As noted earlier, you'll likely see the difference, more so on dark paint. Coated areas tend to be darker thus on my pure black, I can make one pass with a light polish and remove Cquartz or McKee's 37 coating as I've done it. very clear difference.
 
"GTechniq Crystal Serum Light is the consumer grade version of GTechniq’s strongest coating, GTechniq Crystal Serum. GTechniq Crystal Serum is only available to GTechniq accredited detailers that have been certified to use it. In fact, if applied incorrectly, GTechniq Crystal Serum can only be removed from paint with 1,500 grit sandpaper.

GTechniq Crystal Serum Light is the consumer version of that same product – enjoy the rock-hard protection without the pressure of improper use. GTechniq Crystal Serum Light brings 80% of the professional Crystal Serum to the table."

So its NOT the "Light" that can be only removed by sandpaper. It is the the professional grade.


I meant that to be more clear in my post. I did specify Crystal Serum- i.e. the pro version, in my sandpaper reference. This was to meant to correct the statement earlier in the thread that some manufacturers claim it can only be removed by sandpaper when in truth the sandpaper is only required in the case of misapplication as you have more clearly stated.

Thanks
 
The fact is that you'll never be completely sure that you removed 100% of the old, cured coating unless you sand it.
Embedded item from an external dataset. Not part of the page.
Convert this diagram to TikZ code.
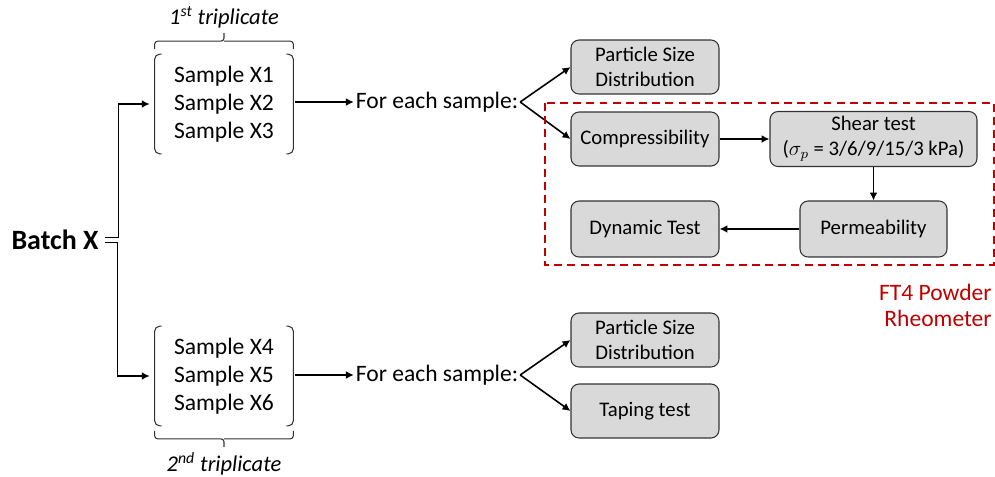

Especially if the coating to be removed is the new breed of top notch coatings, where the coating adhesion to the clearcoat is almost like a fusion to it.
If you fail to remove it completely before recoating it, you can run into problems like water spots type of marks, that can be seen from a 30 to 60 degree angles, behing the recoated surface, as mentioned is some threads here at AGO.
I always try, before getting into sanding, the combination of rotary, wool and Menz 300, as the last resort of removing it.
It's crucial asking what type of coating was applied in beforehand, and if the answer is CSL, CS, CQ Finest, Modesta, Opti Coat Pro Plus or any coating that was applied by an accredited detailer, I would sand it just to be sure. And properly charge for it.
Let's say that it is the collateral effect of going in that route, semi-permanent, strong adhesion coatings.
Bsst regards.
 
^^^ If this is the case and even the best coatings need to be replaced every 2-3 years, that seems like a lot of sanding for the lifetime of car and an lot of additional effort or expense. You'll never know how much clear is coming off when you said. If you use 2000 or higher your're probably not removing much. But that still seems like a lot of sanding on the paint.